Copy out every line exactly, passing over the pictures.

▸ **DATA EXCERPT**:
====

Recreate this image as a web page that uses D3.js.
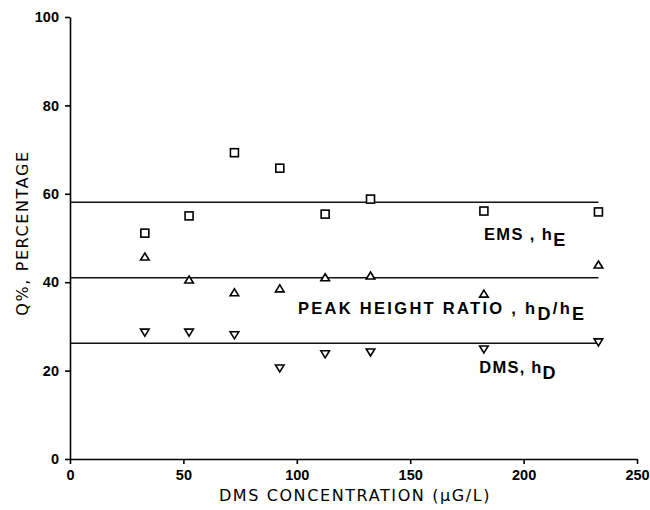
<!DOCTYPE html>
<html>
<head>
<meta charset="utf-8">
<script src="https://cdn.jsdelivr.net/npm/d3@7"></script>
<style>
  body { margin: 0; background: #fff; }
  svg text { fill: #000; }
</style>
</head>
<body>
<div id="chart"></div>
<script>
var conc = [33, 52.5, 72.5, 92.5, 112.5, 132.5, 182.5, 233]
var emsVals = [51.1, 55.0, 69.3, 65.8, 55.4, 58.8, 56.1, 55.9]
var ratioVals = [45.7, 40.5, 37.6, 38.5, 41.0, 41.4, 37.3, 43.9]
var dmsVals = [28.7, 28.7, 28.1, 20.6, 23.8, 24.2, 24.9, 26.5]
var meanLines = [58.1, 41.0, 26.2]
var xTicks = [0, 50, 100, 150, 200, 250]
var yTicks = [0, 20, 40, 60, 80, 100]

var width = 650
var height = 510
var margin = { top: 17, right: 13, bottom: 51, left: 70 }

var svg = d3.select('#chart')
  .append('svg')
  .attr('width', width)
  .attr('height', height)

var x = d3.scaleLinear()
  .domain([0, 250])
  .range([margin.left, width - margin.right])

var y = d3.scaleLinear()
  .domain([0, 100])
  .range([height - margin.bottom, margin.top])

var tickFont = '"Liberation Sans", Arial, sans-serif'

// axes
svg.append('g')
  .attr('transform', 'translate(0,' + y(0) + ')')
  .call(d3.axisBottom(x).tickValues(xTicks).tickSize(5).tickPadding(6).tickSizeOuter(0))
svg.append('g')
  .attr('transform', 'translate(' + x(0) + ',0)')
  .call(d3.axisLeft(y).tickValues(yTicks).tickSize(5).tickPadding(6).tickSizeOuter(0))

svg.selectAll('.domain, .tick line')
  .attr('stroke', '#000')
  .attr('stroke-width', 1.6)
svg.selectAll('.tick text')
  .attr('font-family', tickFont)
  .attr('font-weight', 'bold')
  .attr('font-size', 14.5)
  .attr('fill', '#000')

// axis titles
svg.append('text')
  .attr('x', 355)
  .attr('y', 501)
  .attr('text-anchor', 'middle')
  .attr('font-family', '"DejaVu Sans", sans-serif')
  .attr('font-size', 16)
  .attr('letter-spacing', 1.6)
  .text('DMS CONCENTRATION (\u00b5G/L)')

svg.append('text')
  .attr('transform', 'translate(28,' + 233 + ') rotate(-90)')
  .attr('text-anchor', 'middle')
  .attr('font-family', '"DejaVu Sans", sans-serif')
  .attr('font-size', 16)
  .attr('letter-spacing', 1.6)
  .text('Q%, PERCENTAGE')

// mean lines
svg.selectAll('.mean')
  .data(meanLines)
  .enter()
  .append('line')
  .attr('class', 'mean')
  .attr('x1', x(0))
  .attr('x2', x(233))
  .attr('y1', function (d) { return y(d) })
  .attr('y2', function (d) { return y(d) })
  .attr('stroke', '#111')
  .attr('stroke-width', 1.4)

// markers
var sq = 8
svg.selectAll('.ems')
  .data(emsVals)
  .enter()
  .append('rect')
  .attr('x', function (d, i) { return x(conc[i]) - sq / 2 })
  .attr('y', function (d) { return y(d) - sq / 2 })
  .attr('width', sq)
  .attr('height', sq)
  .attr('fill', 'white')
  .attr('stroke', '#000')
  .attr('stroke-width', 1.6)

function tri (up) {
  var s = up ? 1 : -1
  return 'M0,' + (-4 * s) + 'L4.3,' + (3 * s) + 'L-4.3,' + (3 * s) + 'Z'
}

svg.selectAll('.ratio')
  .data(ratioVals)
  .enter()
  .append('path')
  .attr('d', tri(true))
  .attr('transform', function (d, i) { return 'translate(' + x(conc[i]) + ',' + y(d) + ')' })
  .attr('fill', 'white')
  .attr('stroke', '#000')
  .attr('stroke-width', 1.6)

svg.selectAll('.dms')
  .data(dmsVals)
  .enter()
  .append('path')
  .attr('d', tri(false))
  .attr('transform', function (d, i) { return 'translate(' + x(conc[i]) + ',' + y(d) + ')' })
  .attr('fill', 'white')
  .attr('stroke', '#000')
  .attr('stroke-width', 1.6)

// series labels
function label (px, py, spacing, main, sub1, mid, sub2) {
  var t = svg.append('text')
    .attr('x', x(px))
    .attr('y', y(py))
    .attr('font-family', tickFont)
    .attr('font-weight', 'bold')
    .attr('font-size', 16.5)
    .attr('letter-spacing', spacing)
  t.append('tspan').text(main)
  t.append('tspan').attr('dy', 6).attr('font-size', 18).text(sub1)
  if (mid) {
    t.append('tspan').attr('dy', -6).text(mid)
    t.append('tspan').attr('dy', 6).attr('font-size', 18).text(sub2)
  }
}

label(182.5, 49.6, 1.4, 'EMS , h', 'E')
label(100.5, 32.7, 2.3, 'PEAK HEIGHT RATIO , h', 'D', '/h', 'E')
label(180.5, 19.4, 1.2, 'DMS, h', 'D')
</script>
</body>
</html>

====

▸ **FINISHED ANSWER**:
Recreate this image as a web page that uses D3.js.
<!DOCTYPE html>
<html>
<head>
<meta charset="utf-8">
<script src="https://cdn.jsdelivr.net/npm/d3@7"></script>
<style>
  body { margin: 0; background: #fff; }
  svg text { fill: #000; }
</style>
</head>
<body>
<div id="chart"></div>
<script>
var conc = [33, 52.5, 72.5, 92.5, 112.5, 132.5, 182.5, 233]
var emsVals = [51.1, 55.0, 69.3, 65.8, 55.4, 58.8, 56.1, 55.9]
var ratioVals = [45.7, 40.5, 37.6, 38.5, 41.0, 41.4, 37.3, 43.9]
var dmsVals = [28.7, 28.7, 28.1, 20.6, 23.8, 24.2, 24.9, 26.5]
var meanLines = [58.1, 41.0, 26.2]
var xTicks = [0, 50, 100, 150, 200, 250]
var yTicks = [0, 20, 40, 60, 80, 100]

var width = 650
var height = 510
var margin = { top: 17, right: 13, bottom: 51, left: 70 }

var svg = d3.select('#chart')
  .append('svg')
  .attr('width', width)
  .attr('height', height)

var x = d3.scaleLinear()
  .domain([0, 250])
  .range([margin.left, width - margin.right])

var y = d3.scaleLinear()
  .domain([0, 100])
  .range([height - margin.bottom, margin.top])

var tickFont = '"Liberation Sans", Arial, sans-serif'

// axes
svg.append('g')
  .attr('transform', 'translate(0,' + y(0) + ')')
  .call(d3.axisBottom(x).tickValues(xTicks).tickSize(5).tickPadding(6).tickSizeOuter(0))
svg.append('g')
  .attr('transform', 'translate(' + x(0) + ',0)')
  .call(d3.axisLeft(y).tickValues(yTicks).tickSize(5).tickPadding(6).tickSizeOuter(0))

svg.selectAll('.domain, .tick line')
  .attr('stroke', '#000')
  .attr('stroke-width', 1.6)
svg.selectAll('.tick text')
  .attr('font-family', tickFont)
  .attr('font-weight', 'bold')
  .attr('font-size', 14.5)
  .attr('fill', '#000')

// axis titles
svg.append('text')
  .attr('x', 355)
  .attr('y', 501)
  .attr('text-anchor', 'middle')
  .attr('font-family', '"DejaVu Sans", sans-serif')
  .attr('font-size', 16)
  .attr('letter-spacing', 1.6)
  .text('DMS CONCENTRATION (\u00b5G/L)')

svg.append('text')
  .attr('transform', 'translate(28,' + 233 + ') rotate(-90)')
  .attr('text-anchor', 'middle')
  .attr('font-family', '"DejaVu Sans", sans-serif')
  .attr('font-size', 16)
  .attr('letter-spacing', 1.6)
  .text('Q%, PERCENTAGE')

// mean lines
svg.selectAll('.mean')
  .data(meanLines)
  .enter()
  .append('line')
  .attr('class', 'mean')
  .attr('x1', x(0))
  .attr('x2', x(233))
  .attr('y1', function (d) { return y(d) })
  .attr('y2', function (d) { return y(d) })
  .attr('stroke', '#111')
  .attr('stroke-width', 1.4)

// markers
var sq = 8
svg.selectAll('.ems')
  .data(emsVals)
  .enter()
  .append('rect')
  .attr('x', function (d, i) { return x(conc[i]) - sq / 2 })
  .attr('y', function (d) { return y(d) - sq / 2 })
  .attr('width', sq)
  .attr('height', sq)
  .attr('fill', 'white')
  .attr('stroke', '#000')
  .attr('stroke-width', 1.6)

function tri (up) {
  var s = up ? 1 : -1
  return 'M0,' + (-4 * s) + 'L4.3,' + (3 * s) + 'L-4.3,' + (3 * s) + 'Z'
}

svg.selectAll('.ratio')
  .data(ratioVals)
  .enter()
  .append('path')
  .attr('d', tri(true))
  .attr('transform', function (d, i) { return 'translate(' + x(conc[i]) + ',' + y(d) + ')' })
  .attr('fill', 'white')
  .attr('stroke', '#000')
  .attr('stroke-width', 1.6)

svg.selectAll('.dms')
  .data(dmsVals)
  .enter()
  .append('path')
  .attr('d', tri(false))
  .attr('transform', function (d, i) { return 'translate(' + x(conc[i]) + ',' + y(d) + ')' })
  .attr('fill', 'white')
  .attr('stroke', '#000')
  .attr('stroke-width', 1.6)

// series labels
function label (px, py, spacing, main, sub1, mid, sub2) {
  var t = svg.append('text')
    .attr('x', x(px))
    .attr('y', y(py))
    .attr('font-family', tickFont)
    .attr('font-weight', 'bold')
    .attr('font-size', 16.5)
    .attr('letter-spacing', spacing)
  t.append('tspan').text(main)
  t.append('tspan').attr('dy', 6).attr('font-size', 18).text(sub1)
  if (mid) {
    t.append('tspan').attr('dy', -6).text(mid)
    t.append('tspan').attr('dy', 6).attr('font-size', 18).text(sub2)
  }
}

label(182.5, 49.6, 1.4, 'EMS , h', 'E')
label(100.5, 32.7, 2.3, 'PEAK HEIGHT RATIO , h', 'D', '/h', 'E')
label(180.5, 19.4, 1.2, 'DMS, h', 'D')
</script>
</body>
</html>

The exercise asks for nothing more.